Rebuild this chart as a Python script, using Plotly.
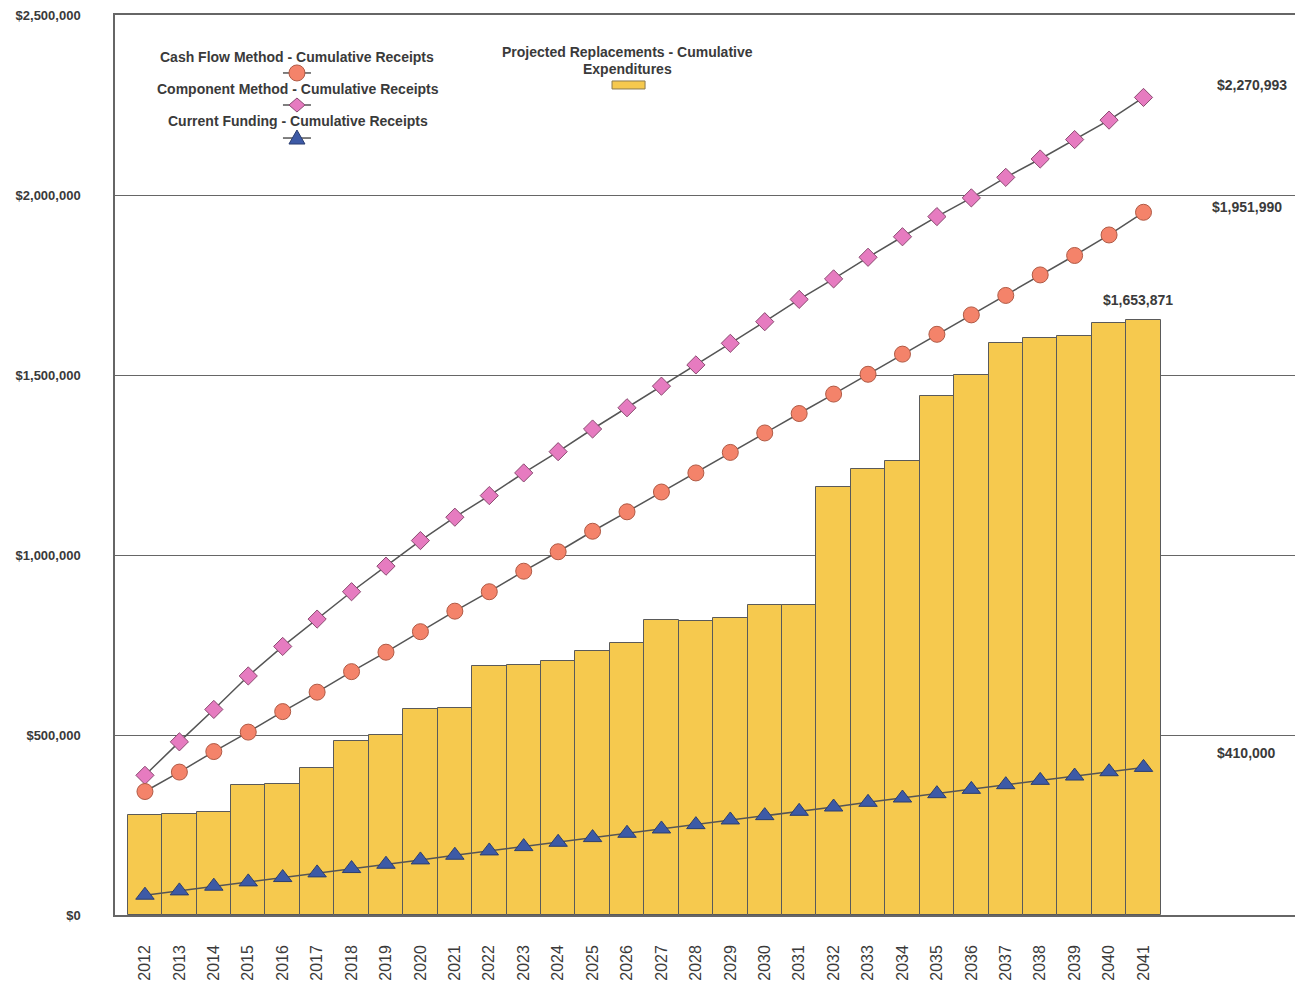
import plotly.graph_objects as go

years = list(range(2012, 2042))

expenditures = [279000, 281000, 285000, 361000, 363000, 408000, 484000, 500000, 573000, 575000,
                693000, 694000, 706000, 733000, 756000, 819000, 817000, 824000, 862000, 860000,
                1189000, 1238000, 1261000, 1443000, 1500000, 1588000, 1603000, 1607000, 1644000, 1653871]

cash_flow = [343000, 397000, 454000, 508000, 565000, 619000, 676000, 730000, 787000, 844000,
             898000, 955000, 1009000, 1066000, 1120000, 1175000, 1228000, 1285000, 1339000, 1393000,
             1447000, 1502000, 1558000, 1613000, 1667000, 1721000, 1778000, 1832000, 1889000, 1951990]

component = [388000, 481000, 571000, 664000, 746000, 822000, 898000, 969000, 1040000, 1105000,
             1165000, 1228000, 1287000, 1350000, 1409000, 1469000, 1528000, 1588000, 1648000, 1710000,
             1767000, 1827000, 1884000, 1940000, 1992000, 2049000, 2100000, 2154000, 2208000, 2270993]

current = [55000, 67000, 80000, 92000, 104000, 117000, 129000, 141000, 153000, 166000,
           178000, 190000, 202000, 215000, 227000, 239000, 251000, 264000, 276000, 288000,
           300000, 313000, 325000, 337000, 349000, 362000, 374000, 386000, 398000, 410000]

y_ticks = [0, 500000, 1000000, 1500000, 2000000, 2500000]
y_ticktext = ["$0", "$500,000", "$1,000,000", "$1,500,000", "$2,000,000", "$2,500,000"]

BAR = "#F6C94E"
CIRC = "#F4836A"
DIAM = "#E67BC0"
TRI = "#3D5AA6"
LINE = "#555555"
TXT = "#3a3a3a"
FONT = "Liberation Sans"

fig = go.Figure()
fig.add_trace(go.Bar(x=years, y=expenditures, width=1.0,
                     marker=dict(color=BAR, line=dict(color="#5a5a5a", width=1)),
                     name="Projected Replacements - Cumulative Expenditures"))
fig.add_trace(go.Scatter(x=years, y=component, mode="lines+markers",
                         line=dict(color=LINE, width=1.5),
                         marker=dict(symbol="diamond", size=14, color=DIAM, line=dict(color="#8a4a70", width=1)),
                         name="Component Method - Cumulative Receipts"))
fig.add_trace(go.Scatter(x=years, y=cash_flow, mode="lines+markers",
                         line=dict(color=LINE, width=1.5),
                         marker=dict(symbol="circle", size=16, color=CIRC, line=dict(color="#b05a45", width=1)),
                         name="Cash Flow Method - Cumulative Receipts"))
fig.add_trace(go.Scatter(x=years, y=current, mode="lines+markers",
                         line=dict(color=LINE, width=1.5),
                         marker=dict(symbol="triangle-up", size=16, color=TRI, line=dict(color="#2a3d70", width=1)),
                         name="Current Funding - Cumulative Receipts"))

val_font = dict(size=14, color=TXT, family=FONT, weight="bold")
annotations = [
    dict(x=2044.15, y=component[-1], xref="x", yref="y", text=f"${component[-1]:,}", showarrow=False,
         yshift=12, font=val_font),
    dict(x=2044.0, y=cash_flow[-1], xref="x", yref="y", text=f"${cash_flow[-1]:,}", showarrow=False,
         yshift=5, font=val_font),
    dict(x=years[-1], y=expenditures[-1], xref="x", yref="y", text=f"${expenditures[-1]:,}", showarrow=False,
         yanchor="bottom", yshift=10, xshift=-6, font=val_font),
    dict(x=2044.0, y=current[-1], xref="x", yref="y", text=f"${current[-1]:,}", showarrow=False,
         yshift=14, font=val_font),
]

leg_font = dict(size=14, color=TXT, family=FONT, weight="bold")
legend_text = [
    (0.1542, 0.9533, "Cash Flow Method - Cumulative Receipts"),
    (0.1551, 0.9178, "Component Method - Cumulative Receipts"),
    (0.1551, 0.8822, "Current Funding - Cumulative Receipts"),
    (0.4347, 0.9589, "Projected Replacements - Cumulative"),
    (0.4347, 0.9400, "Expenditures"),
]
for lx, ly, t in legend_text:
    annotations.append(dict(x=lx, y=ly, xref="paper", yref="paper", text=t, showarrow=False,
                            xanchor="center", yanchor="middle", font=leg_font))

shapes = []
def key_line(xa, ya):
    shapes.append(dict(type="line", xref="paper", yref="paper", xsizemode="pixel", ysizemode="pixel",
                       xanchor=xa, yanchor=ya, x0=-14, x1=14, y0=0, y1=0,
                       line=dict(color=LINE, width=1.5)))

key_line(0.1542, 0.9356)
shapes.append(dict(type="circle", xref="paper", yref="paper", xsizemode="pixel", ysizemode="pixel",
                   xanchor=0.1542, yanchor=0.9356, x0=-8, x1=8, y0=-8, y1=8,
                   fillcolor=CIRC, line=dict(color="#b05a45", width=1)))
key_line(0.1542, 0.9000)
shapes.append(dict(type="path", xref="paper", yref="paper", xsizemode="pixel", ysizemode="pixel",
                   xanchor=0.1542, yanchor=0.9000, path="M -8,0 L 0,7 L 8,0 L 0,-7 Z",
                   fillcolor=DIAM, line=dict(color="#8a4a70", width=1)))
key_line(0.1542, 0.8633)
shapes.append(dict(type="path", xref="paper", yref="paper", xsizemode="pixel", ysizemode="pixel",
                   xanchor=0.1542, yanchor=0.8633, path="M -8,-6 L 8,-6 L 0,8 Z",
                   fillcolor=TRI, line=dict(color="#2a3d70", width=1)))
shapes.append(dict(type="rect", xref="paper", yref="paper", x0=0.4212, x1=0.4492, y0=0.9178, y1=0.9267,
                   fillcolor=BAR, line=dict(color="#8a7a50", width=1)))

fig.update_layout(
    width=1302, height=989,
    margin=dict(l=115, r=7, t=15, b=74),
    paper_bgcolor="white", plot_bgcolor="white",
    showlegend=False,
    bargap=0,
    annotations=annotations,
    shapes=shapes,
    font=dict(family=FONT, color=TXT),
)
fig.update_xaxes(range=[2011.13, 2045.4], tickmode="array", tickvals=years,
                 ticktext=[str(y) for y in years], tickangle=-90,
                 tickfont=dict(size=16, color=TXT, family=FONT),
                 showgrid=False, showline=True, mirror=True, linecolor="#666666", linewidth=1.5,
                 ticks="", ticklabelstandoff=22, zeroline=False)
fig.update_yaxes(range=[0, 2500000], tickmode="array", tickvals=y_ticks, ticktext=y_ticktext,
                 tickfont=dict(size=13, color=TXT, family=FONT, weight="bold"),
                 showgrid=True, gridcolor="#666666", gridwidth=1,
                 showline=True, linecolor="#666666", linewidth=1.5,
                 ticks="", ticklabelstandoff=30, zeroline=False)

fig.write_html("out.html")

########

Leave out the pictures and output the rest of the material exactly as written.

» **Solution below**
Rebuild this chart as a Python script, using Plotly.
import plotly.graph_objects as go

years = list(range(2012, 2042))

expenditures = [279000, 281000, 285000, 361000, 363000, 408000, 484000, 500000, 573000, 575000,
                693000, 694000, 706000, 733000, 756000, 819000, 817000, 824000, 862000, 860000,
                1189000, 1238000, 1261000, 1443000, 1500000, 1588000, 1603000, 1607000, 1644000, 1653871]

cash_flow = [343000, 397000, 454000, 508000, 565000, 619000, 676000, 730000, 787000, 844000,
             898000, 955000, 1009000, 1066000, 1120000, 1175000, 1228000, 1285000, 1339000, 1393000,
             1447000, 1502000, 1558000, 1613000, 1667000, 1721000, 1778000, 1832000, 1889000, 1951990]

component = [388000, 481000, 571000, 664000, 746000, 822000, 898000, 969000, 1040000, 1105000,
             1165000, 1228000, 1287000, 1350000, 1409000, 1469000, 1528000, 1588000, 1648000, 1710000,
             1767000, 1827000, 1884000, 1940000, 1992000, 2049000, 2100000, 2154000, 2208000, 2270993]

current = [55000, 67000, 80000, 92000, 104000, 117000, 129000, 141000, 153000, 166000,
           178000, 190000, 202000, 215000, 227000, 239000, 251000, 264000, 276000, 288000,
           300000, 313000, 325000, 337000, 349000, 362000, 374000, 386000, 398000, 410000]

y_ticks = [0, 500000, 1000000, 1500000, 2000000, 2500000]
y_ticktext = ["$0", "$500,000", "$1,000,000", "$1,500,000", "$2,000,000", "$2,500,000"]

BAR = "#F6C94E"
CIRC = "#F4836A"
DIAM = "#E67BC0"
TRI = "#3D5AA6"
LINE = "#555555"
TXT = "#3a3a3a"
FONT = "Liberation Sans"

fig = go.Figure()
fig.add_trace(go.Bar(x=years, y=expenditures, width=1.0,
                     marker=dict(color=BAR, line=dict(color="#5a5a5a", width=1)),
                     name="Projected Replacements - Cumulative Expenditures"))
fig.add_trace(go.Scatter(x=years, y=component, mode="lines+markers",
                         line=dict(color=LINE, width=1.5),
                         marker=dict(symbol="diamond", size=14, color=DIAM, line=dict(color="#8a4a70", width=1)),
                         name="Component Method - Cumulative Receipts"))
fig.add_trace(go.Scatter(x=years, y=cash_flow, mode="lines+markers",
                         line=dict(color=LINE, width=1.5),
                         marker=dict(symbol="circle", size=16, color=CIRC, line=dict(color="#b05a45", width=1)),
                         name="Cash Flow Method - Cumulative Receipts"))
fig.add_trace(go.Scatter(x=years, y=current, mode="lines+markers",
                         line=dict(color=LINE, width=1.5),
                         marker=dict(symbol="triangle-up", size=16, color=TRI, line=dict(color="#2a3d70", width=1)),
                         name="Current Funding - Cumulative Receipts"))

val_font = dict(size=14, color=TXT, family=FONT, weight="bold")
annotations = [
    dict(x=2044.15, y=component[-1], xref="x", yref="y", text=f"${component[-1]:,}", showarrow=False,
         yshift=12, font=val_font),
    dict(x=2044.0, y=cash_flow[-1], xref="x", yref="y", text=f"${cash_flow[-1]:,}", showarrow=False,
         yshift=5, font=val_font),
    dict(x=years[-1], y=expenditures[-1], xref="x", yref="y", text=f"${expenditures[-1]:,}", showarrow=False,
         yanchor="bottom", yshift=10, xshift=-6, font=val_font),
    dict(x=2044.0, y=current[-1], xref="x", yref="y", text=f"${current[-1]:,}", showarrow=False,
         yshift=14, font=val_font),
]

leg_font = dict(size=14, color=TXT, family=FONT, weight="bold")
legend_text = [
    (0.1542, 0.9533, "Cash Flow Method - Cumulative Receipts"),
    (0.1551, 0.9178, "Component Method - Cumulative Receipts"),
    (0.1551, 0.8822, "Current Funding - Cumulative Receipts"),
    (0.4347, 0.9589, "Projected Replacements - Cumulative"),
    (0.4347, 0.9400, "Expenditures"),
]
for lx, ly, t in legend_text:
    annotations.append(dict(x=lx, y=ly, xref="paper", yref="paper", text=t, showarrow=False,
                            xanchor="center", yanchor="middle", font=leg_font))

shapes = []
def key_line(xa, ya):
    shapes.append(dict(type="line", xref="paper", yref="paper", xsizemode="pixel", ysizemode="pixel",
                       xanchor=xa, yanchor=ya, x0=-14, x1=14, y0=0, y1=0,
                       line=dict(color=LINE, width=1.5)))

key_line(0.1542, 0.9356)
shapes.append(dict(type="circle", xref="paper", yref="paper", xsizemode="pixel", ysizemode="pixel",
                   xanchor=0.1542, yanchor=0.9356, x0=-8, x1=8, y0=-8, y1=8,
                   fillcolor=CIRC, line=dict(color="#b05a45", width=1)))
key_line(0.1542, 0.9000)
shapes.append(dict(type="path", xref="paper", yref="paper", xsizemode="pixel", ysizemode="pixel",
                   xanchor=0.1542, yanchor=0.9000, path="M -8,0 L 0,7 L 8,0 L 0,-7 Z",
                   fillcolor=DIAM, line=dict(color="#8a4a70", width=1)))
key_line(0.1542, 0.8633)
shapes.append(dict(type="path", xref="paper", yref="paper", xsizemode="pixel", ysizemode="pixel",
                   xanchor=0.1542, yanchor=0.8633, path="M -8,-6 L 8,-6 L 0,8 Z",
                   fillcolor=TRI, line=dict(color="#2a3d70", width=1)))
shapes.append(dict(type="rect", xref="paper", yref="paper", x0=0.4212, x1=0.4492, y0=0.9178, y1=0.9267,
                   fillcolor=BAR, line=dict(color="#8a7a50", width=1)))

fig.update_layout(
    width=1302, height=989,
    margin=dict(l=115, r=7, t=15, b=74),
    paper_bgcolor="white", plot_bgcolor="white",
    showlegend=False,
    bargap=0,
    annotations=annotations,
    shapes=shapes,
    font=dict(family=FONT, color=TXT),
)
fig.update_xaxes(range=[2011.13, 2045.4], tickmode="array", tickvals=years,
                 ticktext=[str(y) for y in years], tickangle=-90,
                 tickfont=dict(size=16, color=TXT, family=FONT),
                 showgrid=False, showline=True, mirror=True, linecolor="#666666", linewidth=1.5,
                 ticks="", ticklabelstandoff=22, zeroline=False)
fig.update_yaxes(range=[0, 2500000], tickmode="array", tickvals=y_ticks, ticktext=y_ticktext,
                 tickfont=dict(size=13, color=TXT, family=FONT, weight="bold"),
                 showgrid=True, gridcolor="#666666", gridwidth=1,
                 showline=True, linecolor="#666666", linewidth=1.5,
                 ticks="", ticklabelstandoff=30, zeroline=False)

fig.write_html("out.html")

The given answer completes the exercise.